Policy Optimization Algorithms in a Unified Framework
Shuang Wu
TL;DR
This work addresses the integration of policy optimization across discounted, total, and average reward objectives by introducing generalized ergodicity, a space-based formulation that uses invariant measures to unify time- and space-averaged quantities. Coupled with perturbation analysis, it rederives and connects major algorithms (policy iteration, policy gradient, natural policy gradient, TRPO, PPO) within a single framework, and provides concrete guidance to avoid common implementation errors. The paper demonstrates the approach through an LQR case study and numerical experiments, highlighting the impact of design choices such as discounting and ergodicity on learning dynamics and convergence. Together, these contributions offer a principled, accessible toolkit for correctly deriving and implementing policy optimization methods in diverse MDP settings, with practical relevance for RL, control, and related AI systems.
Abstract
Policy optimization algorithms are crucial in many fields but challenging to grasp and implement, often due to complex calculations related to Markov decision processes and varying use of discount and average reward setups. This paper presents a unified framework that applies generalized ergodicity theory and perturbation analysis to clarify and enhance the application of these algorithms.

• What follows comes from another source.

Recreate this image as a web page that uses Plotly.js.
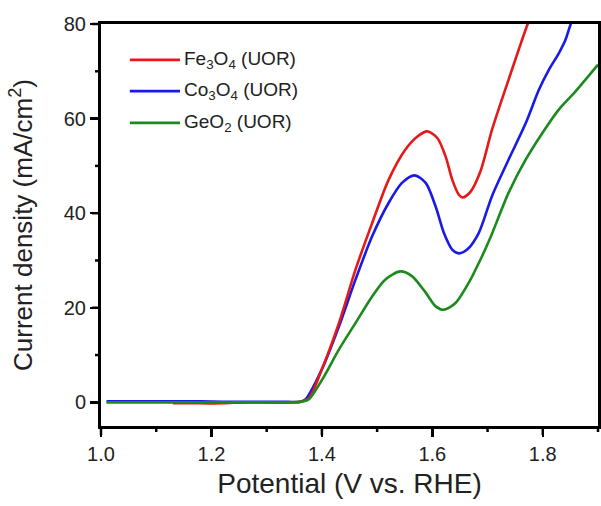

Generalized ergodicity theory sheds light on the steady-state behavior of stochastic processes, aiding understanding of both discounted and average rewards. Perturbation analysis provides in-depth insights into the fundamental principles of policy optimization algorithms. We use this framework to identify common implementation errors and demonstrate the correct approaches. Through a case study on Linear Quadratic Regulator problems, we illustrate how slight variations in algorithm design affect implementation outcomes. We aim to make policy optimization algorithms more accessible and reduce their misuse in practice.